WORK REQUIRED:
Transcribe all of the data exactly. Omit the pictures.

RECORDED INFORMATION:
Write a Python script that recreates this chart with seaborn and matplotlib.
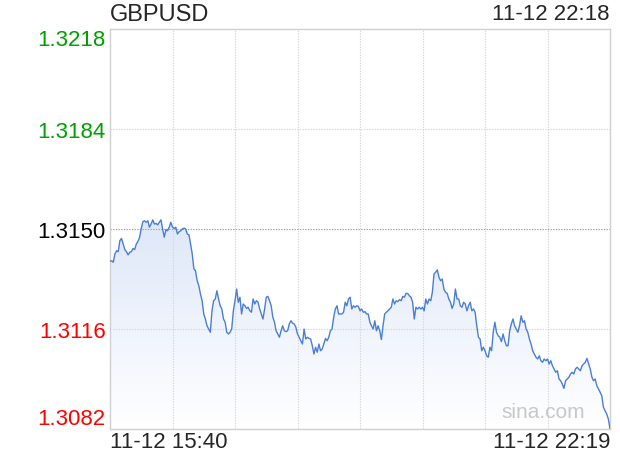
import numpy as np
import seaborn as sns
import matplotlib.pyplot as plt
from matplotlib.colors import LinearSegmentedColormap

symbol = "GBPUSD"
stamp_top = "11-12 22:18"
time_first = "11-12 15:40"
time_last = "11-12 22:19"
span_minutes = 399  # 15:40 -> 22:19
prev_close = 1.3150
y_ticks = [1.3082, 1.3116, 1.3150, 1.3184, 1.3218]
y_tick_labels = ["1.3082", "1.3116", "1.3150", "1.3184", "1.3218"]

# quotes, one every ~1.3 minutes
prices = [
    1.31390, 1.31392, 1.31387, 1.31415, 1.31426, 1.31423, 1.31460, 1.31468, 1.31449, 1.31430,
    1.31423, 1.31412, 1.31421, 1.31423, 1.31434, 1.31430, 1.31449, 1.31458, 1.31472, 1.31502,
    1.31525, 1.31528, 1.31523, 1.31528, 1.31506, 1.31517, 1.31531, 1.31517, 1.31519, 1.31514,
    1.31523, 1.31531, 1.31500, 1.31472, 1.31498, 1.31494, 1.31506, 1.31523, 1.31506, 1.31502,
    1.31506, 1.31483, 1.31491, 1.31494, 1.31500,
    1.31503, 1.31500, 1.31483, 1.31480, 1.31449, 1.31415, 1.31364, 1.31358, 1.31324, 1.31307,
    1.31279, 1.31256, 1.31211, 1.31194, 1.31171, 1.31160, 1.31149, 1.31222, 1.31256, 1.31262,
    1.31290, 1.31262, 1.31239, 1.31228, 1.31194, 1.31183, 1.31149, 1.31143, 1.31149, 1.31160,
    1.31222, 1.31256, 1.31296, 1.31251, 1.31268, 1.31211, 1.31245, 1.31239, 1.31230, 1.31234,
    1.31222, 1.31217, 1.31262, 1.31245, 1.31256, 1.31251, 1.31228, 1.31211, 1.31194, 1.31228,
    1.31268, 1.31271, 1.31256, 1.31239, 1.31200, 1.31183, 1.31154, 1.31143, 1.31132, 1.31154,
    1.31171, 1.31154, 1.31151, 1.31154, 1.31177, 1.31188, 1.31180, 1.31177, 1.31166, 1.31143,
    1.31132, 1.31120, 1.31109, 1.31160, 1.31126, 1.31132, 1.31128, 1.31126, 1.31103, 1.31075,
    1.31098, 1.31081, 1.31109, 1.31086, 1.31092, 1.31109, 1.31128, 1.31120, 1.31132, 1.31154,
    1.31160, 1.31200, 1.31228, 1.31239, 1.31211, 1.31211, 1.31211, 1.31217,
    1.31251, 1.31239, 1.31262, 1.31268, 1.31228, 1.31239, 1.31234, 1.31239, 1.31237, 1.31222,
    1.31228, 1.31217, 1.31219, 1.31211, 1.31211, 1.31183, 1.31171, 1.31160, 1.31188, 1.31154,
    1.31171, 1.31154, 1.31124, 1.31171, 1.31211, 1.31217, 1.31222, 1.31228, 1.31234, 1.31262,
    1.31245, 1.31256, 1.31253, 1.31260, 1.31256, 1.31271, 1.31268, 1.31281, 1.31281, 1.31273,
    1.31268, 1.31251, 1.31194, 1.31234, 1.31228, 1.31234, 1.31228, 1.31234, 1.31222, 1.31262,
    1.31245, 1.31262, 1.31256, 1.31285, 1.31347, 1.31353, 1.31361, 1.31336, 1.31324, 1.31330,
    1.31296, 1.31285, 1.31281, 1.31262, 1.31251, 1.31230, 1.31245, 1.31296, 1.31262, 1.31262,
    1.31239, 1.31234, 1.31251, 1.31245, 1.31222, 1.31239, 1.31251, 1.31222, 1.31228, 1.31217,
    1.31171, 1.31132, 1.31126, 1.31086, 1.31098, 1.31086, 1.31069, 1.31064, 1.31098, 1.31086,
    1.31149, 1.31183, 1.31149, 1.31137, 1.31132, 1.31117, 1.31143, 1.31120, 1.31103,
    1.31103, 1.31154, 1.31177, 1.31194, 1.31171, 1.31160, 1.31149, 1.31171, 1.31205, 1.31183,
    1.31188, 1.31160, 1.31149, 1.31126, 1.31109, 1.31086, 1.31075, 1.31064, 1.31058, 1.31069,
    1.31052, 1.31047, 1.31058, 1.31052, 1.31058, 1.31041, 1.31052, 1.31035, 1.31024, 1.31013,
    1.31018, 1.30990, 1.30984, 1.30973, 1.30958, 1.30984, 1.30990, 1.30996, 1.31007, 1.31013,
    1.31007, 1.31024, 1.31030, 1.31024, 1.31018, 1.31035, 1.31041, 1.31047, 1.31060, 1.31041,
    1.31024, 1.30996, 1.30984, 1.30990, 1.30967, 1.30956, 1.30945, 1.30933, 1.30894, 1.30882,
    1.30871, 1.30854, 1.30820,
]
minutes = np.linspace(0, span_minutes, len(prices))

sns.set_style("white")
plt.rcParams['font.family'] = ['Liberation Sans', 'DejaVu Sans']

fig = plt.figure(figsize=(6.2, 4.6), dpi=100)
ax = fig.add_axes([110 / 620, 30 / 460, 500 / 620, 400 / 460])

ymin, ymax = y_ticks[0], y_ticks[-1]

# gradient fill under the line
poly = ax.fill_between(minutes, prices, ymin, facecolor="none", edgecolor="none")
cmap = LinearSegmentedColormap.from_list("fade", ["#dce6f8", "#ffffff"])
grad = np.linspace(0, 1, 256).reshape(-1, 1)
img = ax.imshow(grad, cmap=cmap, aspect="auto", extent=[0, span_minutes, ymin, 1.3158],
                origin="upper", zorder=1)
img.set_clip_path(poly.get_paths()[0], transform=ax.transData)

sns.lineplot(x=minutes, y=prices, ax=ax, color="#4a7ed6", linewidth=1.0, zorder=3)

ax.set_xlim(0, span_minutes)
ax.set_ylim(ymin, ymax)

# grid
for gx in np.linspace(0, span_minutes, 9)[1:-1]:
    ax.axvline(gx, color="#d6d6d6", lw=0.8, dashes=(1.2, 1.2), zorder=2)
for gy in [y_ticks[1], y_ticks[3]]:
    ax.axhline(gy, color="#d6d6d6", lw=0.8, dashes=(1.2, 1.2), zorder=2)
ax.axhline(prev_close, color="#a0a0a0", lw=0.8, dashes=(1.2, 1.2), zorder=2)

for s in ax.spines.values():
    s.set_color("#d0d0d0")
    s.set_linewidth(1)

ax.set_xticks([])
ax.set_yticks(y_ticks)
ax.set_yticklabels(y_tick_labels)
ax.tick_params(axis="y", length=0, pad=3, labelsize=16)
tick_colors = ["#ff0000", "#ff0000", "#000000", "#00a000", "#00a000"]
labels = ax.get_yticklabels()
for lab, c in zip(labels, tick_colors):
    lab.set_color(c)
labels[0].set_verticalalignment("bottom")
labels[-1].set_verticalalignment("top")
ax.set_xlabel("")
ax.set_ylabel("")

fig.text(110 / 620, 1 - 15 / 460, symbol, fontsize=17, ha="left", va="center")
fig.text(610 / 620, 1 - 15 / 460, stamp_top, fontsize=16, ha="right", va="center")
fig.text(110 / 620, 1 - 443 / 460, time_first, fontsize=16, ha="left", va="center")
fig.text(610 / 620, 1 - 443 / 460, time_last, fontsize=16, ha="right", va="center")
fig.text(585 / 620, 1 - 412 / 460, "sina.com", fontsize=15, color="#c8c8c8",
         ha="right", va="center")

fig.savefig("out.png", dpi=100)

TASK ANSWER:
Write a Python script that recreates this chart with seaborn and matplotlib.
import numpy as np
import seaborn as sns
import matplotlib.pyplot as plt
from matplotlib.colors import LinearSegmentedColormap

symbol = "GBPUSD"
stamp_top = "11-12 22:18"
time_first = "11-12 15:40"
time_last = "11-12 22:19"
span_minutes = 399  # 15:40 -> 22:19
prev_close = 1.3150
y_ticks = [1.3082, 1.3116, 1.3150, 1.3184, 1.3218]
y_tick_labels = ["1.3082", "1.3116", "1.3150", "1.3184", "1.3218"]

# quotes, one every ~1.3 minutes
prices = [
    1.31390, 1.31392, 1.31387, 1.31415, 1.31426, 1.31423, 1.31460, 1.31468, 1.31449, 1.31430,
    1.31423, 1.31412, 1.31421, 1.31423, 1.31434, 1.31430, 1.31449, 1.31458, 1.31472, 1.31502,
    1.31525, 1.31528, 1.31523, 1.31528, 1.31506, 1.31517, 1.31531, 1.31517, 1.31519, 1.31514,
    1.31523, 1.31531, 1.31500, 1.31472, 1.31498, 1.31494, 1.31506, 1.31523, 1.31506, 1.31502,
    1.31506, 1.31483, 1.31491, 1.31494, 1.31500,
    1.31503, 1.31500, 1.31483, 1.31480, 1.31449, 1.31415, 1.31364, 1.31358, 1.31324, 1.31307,
    1.31279, 1.31256, 1.31211, 1.31194, 1.31171, 1.31160, 1.31149, 1.31222, 1.31256, 1.31262,
    1.31290, 1.31262, 1.31239, 1.31228, 1.31194, 1.31183, 1.31149, 1.31143, 1.31149, 1.31160,
    1.31222, 1.31256, 1.31296, 1.31251, 1.31268, 1.31211, 1.31245, 1.31239, 1.31230, 1.31234,
    1.31222, 1.31217, 1.31262, 1.31245, 1.31256, 1.31251, 1.31228, 1.31211, 1.31194, 1.31228,
    1.31268, 1.31271, 1.31256, 1.31239, 1.31200, 1.31183, 1.31154, 1.31143, 1.31132, 1.31154,
    1.31171, 1.31154, 1.31151, 1.31154, 1.31177, 1.31188, 1.31180, 1.31177, 1.31166, 1.31143,
    1.31132, 1.31120, 1.31109, 1.31160, 1.31126, 1.31132, 1.31128, 1.31126, 1.31103, 1.31075,
    1.31098, 1.31081, 1.31109, 1.31086, 1.31092, 1.31109, 1.31128, 1.31120, 1.31132, 1.31154,
    1.31160, 1.31200, 1.31228, 1.31239, 1.31211, 1.31211, 1.31211, 1.31217,
    1.31251, 1.31239, 1.31262, 1.31268, 1.31228, 1.31239, 1.31234, 1.31239, 1.31237, 1.31222,
    1.31228, 1.31217, 1.31219, 1.31211, 1.31211, 1.31183, 1.31171, 1.31160, 1.31188, 1.31154,
    1.31171, 1.31154, 1.31124, 1.31171, 1.31211, 1.31217, 1.31222, 1.31228, 1.31234, 1.31262,
    1.31245, 1.31256, 1.31253, 1.31260, 1.31256, 1.31271, 1.31268, 1.31281, 1.31281, 1.31273,
    1.31268, 1.31251, 1.31194, 1.31234, 1.31228, 1.31234, 1.31228, 1.31234, 1.31222, 1.31262,
    1.31245, 1.31262, 1.31256, 1.31285, 1.31347, 1.31353, 1.31361, 1.31336, 1.31324, 1.31330,
    1.31296, 1.31285, 1.31281, 1.31262, 1.31251, 1.31230, 1.31245, 1.31296, 1.31262, 1.31262,
    1.31239, 1.31234, 1.31251, 1.31245, 1.31222, 1.31239, 1.31251, 1.31222, 1.31228, 1.31217,
    1.31171, 1.31132, 1.31126, 1.31086, 1.31098, 1.31086, 1.31069, 1.31064, 1.31098, 1.31086,
    1.31149, 1.31183, 1.31149, 1.31137, 1.31132, 1.31117, 1.31143, 1.31120, 1.31103,
    1.31103, 1.31154, 1.31177, 1.31194, 1.31171, 1.31160, 1.31149, 1.31171, 1.31205, 1.31183,
    1.31188, 1.31160, 1.31149, 1.31126, 1.31109, 1.31086, 1.31075, 1.31064, 1.31058, 1.31069,
    1.31052, 1.31047, 1.31058, 1.31052, 1.31058, 1.31041, 1.31052, 1.31035, 1.31024, 1.31013,
    1.31018, 1.30990, 1.30984, 1.30973, 1.30958, 1.30984, 1.30990, 1.30996, 1.31007, 1.31013,
    1.31007, 1.31024, 1.31030, 1.31024, 1.31018, 1.31035, 1.31041, 1.31047, 1.31060, 1.31041,
    1.31024, 1.30996, 1.30984, 1.30990, 1.30967, 1.30956, 1.30945, 1.30933, 1.30894, 1.30882,
    1.30871, 1.30854, 1.30820,
]
minutes = np.linspace(0, span_minutes, len(prices))

sns.set_style("white")
plt.rcParams['font.family'] = ['Liberation Sans', 'DejaVu Sans']

fig = plt.figure(figsize=(6.2, 4.6), dpi=100)
ax = fig.add_axes([110 / 620, 30 / 460, 500 / 620, 400 / 460])

ymin, ymax = y_ticks[0], y_ticks[-1]

# gradient fill under the line
poly = ax.fill_between(minutes, prices, ymin, facecolor="none", edgecolor="none")
cmap = LinearSegmentedColormap.from_list("fade", ["#dce6f8", "#ffffff"])
grad = np.linspace(0, 1, 256).reshape(-1, 1)
img = ax.imshow(grad, cmap=cmap, aspect="auto", extent=[0, span_minutes, ymin, 1.3158],
                origin="upper", zorder=1)
img.set_clip_path(poly.get_paths()[0], transform=ax.transData)

sns.lineplot(x=minutes, y=prices, ax=ax, color="#4a7ed6", linewidth=1.0, zorder=3)

ax.set_xlim(0, span_minutes)
ax.set_ylim(ymin, ymax)

# grid
for gx in np.linspace(0, span_minutes, 9)[1:-1]:
    ax.axvline(gx, color="#d6d6d6", lw=0.8, dashes=(1.2, 1.2), zorder=2)
for gy in [y_ticks[1], y_ticks[3]]:
    ax.axhline(gy, color="#d6d6d6", lw=0.8, dashes=(1.2, 1.2), zorder=2)
ax.axhline(prev_close, color="#a0a0a0", lw=0.8, dashes=(1.2, 1.2), zorder=2)

for s in ax.spines.values():
    s.set_color("#d0d0d0")
    s.set_linewidth(1)

ax.set_xticks([])
ax.set_yticks(y_ticks)
ax.set_yticklabels(y_tick_labels)
ax.tick_params(axis="y", length=0, pad=3, labelsize=16)
tick_colors = ["#ff0000", "#ff0000", "#000000", "#00a000", "#00a000"]
labels = ax.get_yticklabels()
for lab, c in zip(labels, tick_colors):
    lab.set_color(c)
labels[0].set_verticalalignment("bottom")
labels[-1].set_verticalalignment("top")
ax.set_xlabel("")
ax.set_ylabel("")

fig.text(110 / 620, 1 - 15 / 460, symbol, fontsize=17, ha="left", va="center")
fig.text(610 / 620, 1 - 15 / 460, stamp_top, fontsize=16, ha="right", va="center")
fig.text(110 / 620, 1 - 443 / 460, time_first, fontsize=16, ha="left", va="center")
fig.text(610 / 620, 1 - 443 / 460, time_last, fontsize=16, ha="right", va="center")
fig.text(585 / 620, 1 - 412 / 460, "sina.com", fontsize=15, color="#c8c8c8",
         ha="right", va="center")

fig.savefig("out.png", dpi=100)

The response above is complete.